On April 27, defense lawyers expressed frustration as the jury repeatedly sent notes to the judge asking for definitions of specific words and the transcript of testimony about specific computer files. Conviser said he wouldn’t attempt to rush the jury.
This isn’t the first time Aleynikov has faced charges for downloading the Goldman code. Arrested in 2009, he was found guilty by a federal jury in New York, and sentenced to eight years in prison.
That verdict was overturned in 2012 by the U.S. Court of Appeals in New York. The federal laws Aleynikov was convicted of violating, the Economic Espionage Act and the Interstate Transportation of Stolen Property Act, didn’t apply to his case, the court ruled.
Six months later, Manhattan District Attorney Cyrus Vance Jr. charged him under state laws prosecutors argued were a better fit.
Marino argued the charges aren’t justified under state law because the copies made by Aleynikov didn’t qualify as tangible and Goldman Sachs didn’t lose the major economic benefit of the code.
Wall Street firms have become increasingly protective of software code and trading models as they seek advantages over rivals through strategies including high-speed trading.
Aleynikov was the first of a group to be charged by Vance with stealing intellectual property from financial firms. Kang Gao, a former analyst at quantitative hedge fund Two Sigma Investments LLC, pleaded guilty in February to taking that firm’s data in return for a 10-month jail term.
Gao’s plea came a day after Jason Vuu, of San Jose, California, was sentenced in the same court to five years’ probation. He was charged with stealing computer source code and strategies from Flow Traders, an Amsterdam-based trading house.
Vuu was charged by Vance in 2013 along with another ex-Flow Traders employee, Glen Cressman, of Fort Lauderdale, and Vuu’s former roommate, Simon Lu, of Pittsburgh. Cressman pleaded guilty in December, and Lu pleaded guilty in March.
FBI agents arrested Aleynikov at Newark Liberty International Airport in New Jersey in July 2009. He was returning from Chicago, where he had taken a job with Teza Technologies LLC -- a company founded by former Citadel LLC high-frequency trading chief Misha Malyshev.
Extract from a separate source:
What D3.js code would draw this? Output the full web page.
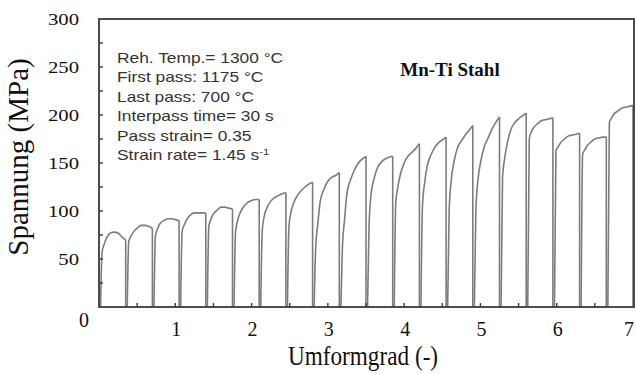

Teza suspended Aleynikov after his arrest and later fired him.
Despite the conviction, Aleynikov’s saga may make prosecutors think twice before bringing such cases, because the elements of proof are more difficult than in a lawsuit, said Sharon Sandeen, a law professor at Hamline University in Saint Paul, Minnesota.
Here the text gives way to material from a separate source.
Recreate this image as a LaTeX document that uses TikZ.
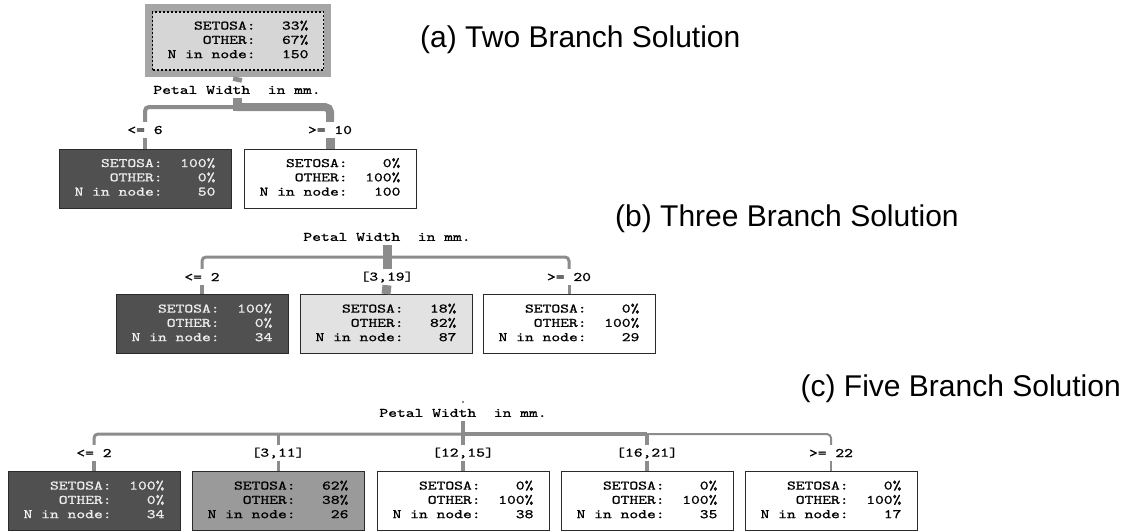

Those added requirements include proving criminal intent, she said.
“I do not fall in the camp to say criminal prosecutors shouldn’t look at these cases and they should just be totally decided civilly,” Sandeen said. “The camp I’m in is if they look at it and they can’t prove those heightened elements, they shouldn’t pursue it.”
During deliberations, Marino noted to the judge in an aside that “this is really an unusual criminal case.”
Conviser responded: “That’s for sure.”
The case is New York v. Aleynikov, 04447-2012, New York State Supreme Court, New York County (Manhattan).